On Monday it was 102 degrees. Yesterday it was 85 degrees, but today it was raining with thunderstorms. Today, in fact, it was glassy, and head-high. For an hour, I sat in the lineup and thought about how this was a mistake. The waves were just pushing through, and most didn't break. There were long lulls between sets and a greyness to a degree that you couldn't much differentiate land from sea. There were only a handful of guys out, and none of us were friendly. We didn't talk. We stared. Splashed water. The rain picked up. Small waterspouts formed on the horizon. More thunder. More lightning. This was probably a mistake. The waves picked up, started to break on the outside sandbar. Guys went in. But the water got glassier. More guys went in. It started looking less like a mistake. More glass. More waves. Suddenly, it was me and a buddy staring down a head-high set. I cannot convey to you the quality of the glassy water. Oil wet. Sheet glass. The wave picked up and folded over as my buddy paddled in. The warm rain still falling. The ocean completely flat in two deep channels on either side of this perfect A-frame. With the warm rain and the gathering clouds and the glassy A-frame, the wave looked foreign, other. My buddy took off. I got the next one. We paddled back out. More sets. The rain still falling. The sky darkening. Things were weird, but wonderfully so. We surfed until we couldn't, and life was good. F–king good. Bowels in check.
This seriously happened. To me. An hour ago. And if it hadn't happened to me—if I was you, that is, reading about this in a magazine three months hence, I wouldn't believe it, because Ponto is fairly boring and because writers generally have some axe to grind vis a vis whatever epiphany they're trying to convey.
I have no epiphany to convey. I didn't come to any understanding about life or my role in it. The point is that Ponto—a fairly standard, not-that-special beachbreak in Southern California—may as well have been on the moon for those two hours. And it reminded me of an essential truth. You don't need to go anywhere to get what you're after. As surfers we're fairly susceptible to mythology, and no myth is more pervasive than that of the search. The narrative has been written out for us since Mike Hynson and Robert August came over a sand dune during a staged shot in Endless Summer, a shot as void of truth as the myth that it spawned.
The truth is less exciting. The truth is that the reason we love to travel for surf is because it puts us into a frame of mind. Warm water's good, yes. And quality waves. And less crowding. But the truth is that surf trips work because they allow us to focus on surfing, just surfing, and nothing else. It's that mindset that provides catharsis, nothing else.

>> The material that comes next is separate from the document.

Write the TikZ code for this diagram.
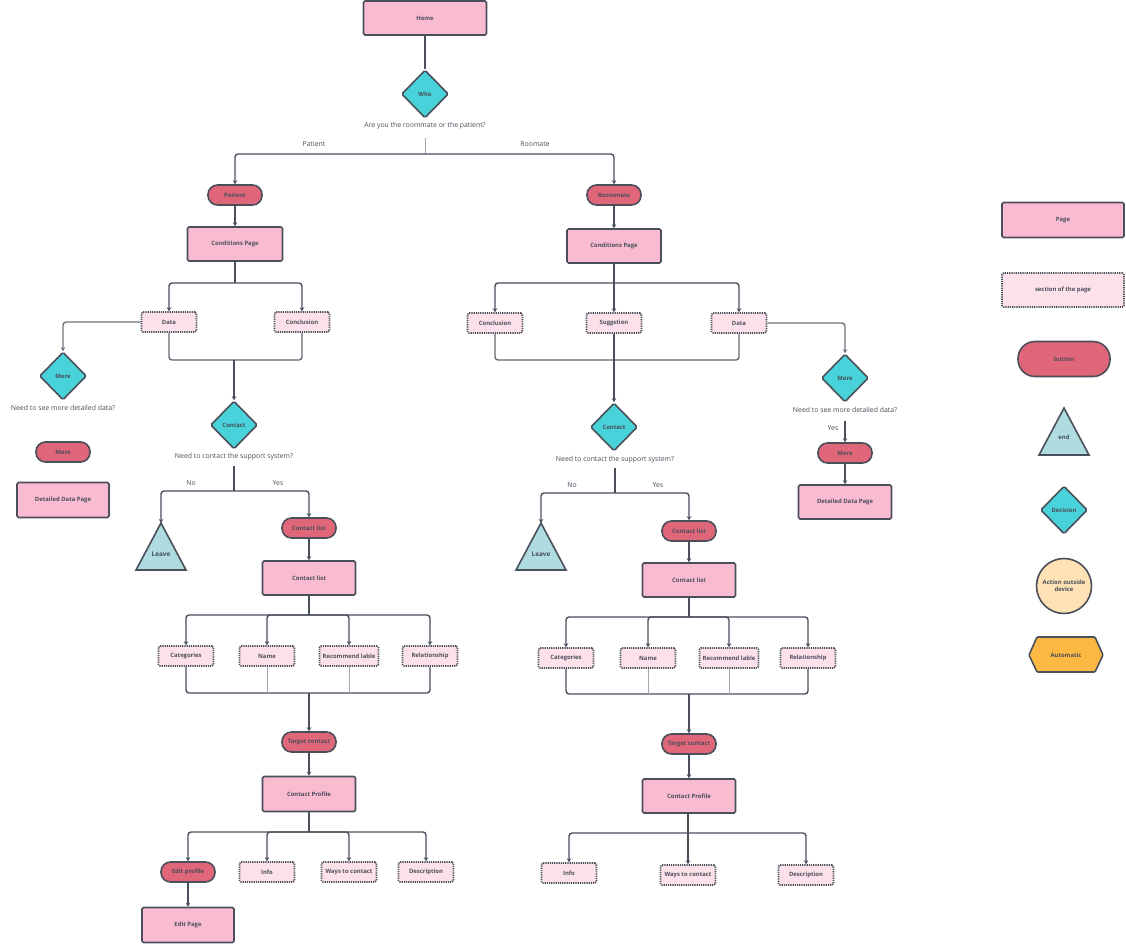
\documentclass[tikz,border=0pt]{standalone}
\usepackage{fontspec}
\setmainfont{Open Sans}
\usetikzlibrary{shapes.geometric,arrows.meta}
\definecolor{pagefill}{HTML}{F9BBD0}
\definecolor{secfill}{HTML}{FDE1EA}
\definecolor{btnfill}{HTML}{E0667A}
\definecolor{decfill}{HTML}{48D2D9}
\definecolor{endfill}{HTML}{AEDCE1}
\definecolor{circfill}{HTML}{FEE2B5}
\definecolor{autofill}{HTML}{FBB843}
\definecolor{linec}{HTML}{4A4F5B}
\definecolor{thinc}{HTML}{A3A7AE}
\definecolor{txtc}{HTML}{4A4F5B}
\tikzset{
  base/.style={draw=linec, line width=1.6pt, text=txtc, font=\fontsize{5.9}{6.8}\selectfont\bfseries, inner sep=1pt, align=center},
  page/.style={base, rectangle, rounded corners=1.5pt, fill=pagefill, minimum width=93pt, minimum height=34pt},
  sec/.style={base, rectangle, rounded corners=1.5pt, fill=secfill, dash pattern=on 1.2pt off 1pt, minimum width=55pt, minimum height=20pt, inner xsep=0.5pt},
  btn/.style={base, rectangle, rounded corners=9.5pt, fill=btnfill, minimum width=54pt, minimum height=20pt},
  dec/.style={base, diamond, rounded corners=1.5pt, fill=decfill, minimum width=47pt, minimum height=48pt, inner sep=0pt},
  tri/.style={draw=linec, line width=1.6pt, fill=endfill, line join=miter},
  lbl/.style={text=txtc, font=\fontsize{6.9}{8}\selectfont, inner sep=1pt},
  conn/.style={draw=linec, line width=1.4pt, rounded corners=3pt},
  arr/.style={conn, -{Stealth[length=4pt,width=4.5pt]}},
  thin/.style={draw=thinc, line width=0.8pt},
}
\begin{document}
\begin{tikzpicture}[x=1pt,y=-1pt]
\useasboundingbox (0,0) rectangle (1126,943);
% ---------- top ----------
\node[page, minimum width=123pt] (home) at (425,18) {Home};
\node[dec] (who) at (425,94) {Who};
\node[lbl] (whoq) at (425,126) {Are you the roommate or the patient?};
\coordinate (whoQb) at (425,138);
\coordinate (whoJ) at (425,154);
\node[lbl] (lpat) at (314,144) {Patient};
\node[lbl] (lroom) at (535,144) {Roomate};
\node[btn] (patient) at (235,195) {Patient};
\node[btn] (roommate) at (614,195) {Roommate};
\node[page, minimum width=95pt] (condL) at (235,244) {Conditions Page};
\node[page, minimum width=94pt] (condR) at (614,246) {Conditions Page};
\draw[conn] (home) -- (who);
\draw[thin] (whoQb) -- (whoJ);
\draw[arr] (whoJ) -| (patient);
\draw[arr] (whoJ) -| (roommate);
\draw[arr] (patient) -- (condL);
\draw[arr] (roommate) -- (condR);
% ---------- left branch ----------
\coordinate (cLJ) at (235,283);
\node[sec] (dataL) at (169,322) {Data};
\node[sec] (conclL) at (302,322) {Conclusion};
\draw[conn] (condL) -- (cLJ);
\draw[arr] (cLJ) -| (dataL);
\draw[arr] (cLJ) -| (conclL);
\node[dec] (moreL) at (63,376) {More};
\draw[arr, draw=linec!80] (dataL.west) -| (moreL);
\node[lbl] (moreLq) at (63,408) {Need to see more detailed data?};
\node[btn, minimum width=54pt] (moreLb) at (63,452) {More};
\node[page, minimum width=92pt, minimum height=35pt] (detL) at (63,500) {Detailed Data Page};
\coordinate (mL) at (234,360);
\draw[conn, draw=linec!85] (dataL.south) |- (mL);
\draw[conn, draw=linec!85] (conclL.south) |- (mL);
\node[dec] (contactL) at (234,425) {Contact};
\draw[arr] (mL) -- (contactL);
\node[lbl] (contactLq) at (234,457) {Need to contact the support system?};
\coordinate (cqL) at (234,466);
\coordinate (ynL) at (234,491);
\draw[conn] (cqL) -- (ynL);
\node[lbl] (noL) at (191,483) {No};
\node[lbl] (yesL) at (278,483) {Yes};
\coordinate (leaveLtop) at (161,523);
\draw[tri] (161,523) -- (186,570) -- (136,570) -- cycle;
\node[lbl, font=\fontsize{6.4}{7}\selectfont\bfseries] (leaveL) at (161,554) {Leave};
\draw[arr] (ynL) -| (leaveLtop);
\node[btn] (clbL) at (309,528) {Contact list};
\draw[arr] (ynL) -| (clbL);
\node[page] (clL) at (309,578) {Contact list};
\draw[arr] (clbL) -- (clL);
\coordinate (clLJ) at (309,615);
\draw[conn] (clL) -- (clLJ);
\node[sec] (catL) at (186,656) {Categories};
\node[sec] (nameL) at (267,656) {Name};
\node[sec, minimum width=59pt] (recL) at (349,656) {Recommend lable};
\node[sec] (relL) at (430,656) {Relationship};
\draw[arr] (clLJ) -| (catL);
\draw[arr] (clLJ) -| (nameL);
\draw[arr] (clLJ) -| (recL);
\draw[arr] (clLJ) -| (relL);
\coordinate (m2L) at (309,693);
\draw[conn] (catL.south) |- (m2L);
\draw[conn] (relL.south) |- (m2L);
\draw[thin] (nameL.south) -- (nameL.south |- m2L);
\draw[thin] (recL.south) -- (recL.south |- m2L);
\node[btn] (tgtL) at (309,742) {Target contact};
\draw[arr] (m2L) -- (tgtL);
\node[page, minimum height=35pt] (cpL) at (309,794) {Contact Profile};
\draw[arr] (tgtL) -- (cpL);
\coordinate (cpLJ) at (309,832);
\draw[conn] (cpL) -- (cpLJ);
\node[btn] (editL) at (188,872) {Edit profile};
\node[sec] (infoL) at (267,872) {Info};
\node[sec] (waysL) at (349,872) {Ways to contact};
\node[sec] (descL) at (426,872) {Description};
\draw[arr] (cpLJ) -| (editL);
\draw[arr] (cpLJ) -| (infoL);
\draw[arr] (cpLJ) -| (waysL);
\draw[arr] (cpLJ) -| (descL);
\node[page, minimum width=92pt, minimum height=35pt] (editPage) at (188,925) {Edit Page};
\draw[arr] (editL) -- (editPage);
% ---------- right branch ----------
\coordinate (cRJ) at (614,283);
\node[sec] (conclR) at (495,323) {Conclusion};
\node[sec] (suggR) at (614,323) {Suggstion};
\node[sec] (dataR) at (739,323) {Data};
\draw[conn] (condR) -- (cRJ);
\draw[arr] (cRJ) -| (conclR);
\draw[arr] (cRJ) -- (suggR);
\draw[arr] (cRJ) -| (dataR);
\coordinate (mR) at (614,360);
\draw[conn, draw=linec!85] (conclR.south) |- (mR);
\draw[conn, draw=linec!85] (dataR.south) |- (mR);
\node[dec] (contactR) at (614,427) {Contact};
\draw[arr] (suggR) -- (contactR);
\node[lbl] (contactRq) at (615,460) {Need to contact the support system?};
\coordinate (cqR) at (615,468);
\coordinate (ynR) at (615,493);
\draw[conn] (cqR) -- (ynR);
\node[lbl] (noR) at (572,485) {No};
\node[lbl] (yesR) at (658,485) {Yes};
\coordinate (leaveRtop) at (541,523);
\draw[tri] (541,523) -- (566,570) -- (516,570) -- cycle;
\node[lbl, font=\fontsize{6.4}{7}\selectfont\bfseries] (leaveR) at (541,554) {Leave};
\draw[arr] (ynR) -| (leaveRtop);
\node[btn] (clbR) at (689,531) {Contact list};
\draw[arr] (ynR) -| (clbR);
\node[page] (clR) at (689,580) {Contact list};
\draw[arr] (clbR) -- (clR);
\coordinate (clRJ) at (689,617);
\draw[conn] (clR) -- (clRJ);
\node[sec] (catR) at (566,658) {Categories};
\node[sec] (nameR) at (648,658) {Name};
\node[sec, minimum width=59pt] (recR) at (729,658) {Recommend lable};
\node[sec] (relR) at (808,658) {Relationship};
\draw[arr] (clRJ) -| (catR);
\draw[arr] (clRJ) -| (nameR);
\draw[arr] (clRJ) -| (recR);
\draw[arr] (clRJ) -| (relR);
\coordinate (m2R) at (689,694);
\draw[conn] (catR.south) |- (m2R);
\draw[conn] (relR.south) |- (m2R);
\draw[thin] (nameR.south) -- (nameR.south |- m2R);
\draw[thin] (recR.south) -- (recR.south |- m2R);
\node[btn] (tgtR) at (689,744) {Target contact};
\draw[arr] (m2R) -- (tgtR);
\node[page] (cpR) at (689,796) {Contact Profile};
\draw[arr] (tgtR) -- (cpR);
\coordinate (cpRJ) at (688,833);
\draw[conn] (cpR.south -| cpRJ) -- (cpRJ);
\node[sec] (infoR) at (569,873) {Info};
\node[sec] (waysR) at (688,875) {Ways to contact};
\node[sec] (descR) at (806,875) {Description};
\draw[arr] (cpRJ) -| (infoR);
\draw[arr] (cpRJ) -- (waysR);
\draw[arr] (cpRJ) -| (descR);
\node[dec] (moreR) at (845,378) {More};
\draw[arr, draw=linec!80] (dataR.east) -| (moreR);
\node[lbl] (moreRq) at (845,410) {Need to see more detailed data?};
\coordinate (moreRq2) at (845,421);
\node[lbl] (yesR2) at (833,428) {Yes};
\node[btn] (moreRb) at (845,453) {More};
\draw[arr] (moreRq2) -- (moreRb);
\node[page, minimum height=34pt] (detR) at (845,502) {Detailed Data Page};
\draw[arr] (moreRb) -- (detR);
% ---------- legend ----------
\node[page, minimum width=122pt, minimum height=35pt] (lgPage) at (1063,220) {Page};
\node[sec, minimum width=122pt, minimum height=34pt] (lgSec) at (1063,290) {section of the page};
\node[btn, minimum width=92pt, minimum height=35pt, rounded corners=17pt] (lgBtn) at (1064,359) {button};
\draw[tri] (1064,408) -- (1089,455) -- (1039,455) -- cycle;
\node[lbl, font=\fontsize{5.9}{6.8}\selectfont\bfseries] (lgEnd) at (1064,437) {end};
\node[dec] (lgDec) at (1064,510) {Decision};
\node[base, circle, fill=circfill, minimum size=55pt, inner sep=0pt] (lgCirc) at (1064,586) {Action outside\\device};
\draw[draw=linec, line width=1.6pt, fill=autofill, rounded corners=1pt] (1029,655) -- (1037,637) -- (1095,637) -- (1103,655) -- (1095,672) -- (1037,672) -- cycle;
\node[lbl, font=\fontsize{5.9}{6.8}\selectfont\bfseries] (lgAuto) at (1066,655) {Automatic};
\end{tikzpicture}
\end{document}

Going nowhere gets a bad rap. Going nowhere is for agoraphobes, for shut-ins, for pussies. Going nowhere is what people do when they've given up, when they're no longer core. Going nowhere is not something that surfers do. Not good surfers, anyway.
Going nowhere's as good as going somewhere, just different. I love the Staycation. Your home is alive with possibility. Sometimes Ponto is Indo. Sometimes you think you need a surf trip, but what you really need is to surf. To just surf. Sometimes you just need to go nowhere, and to do it well.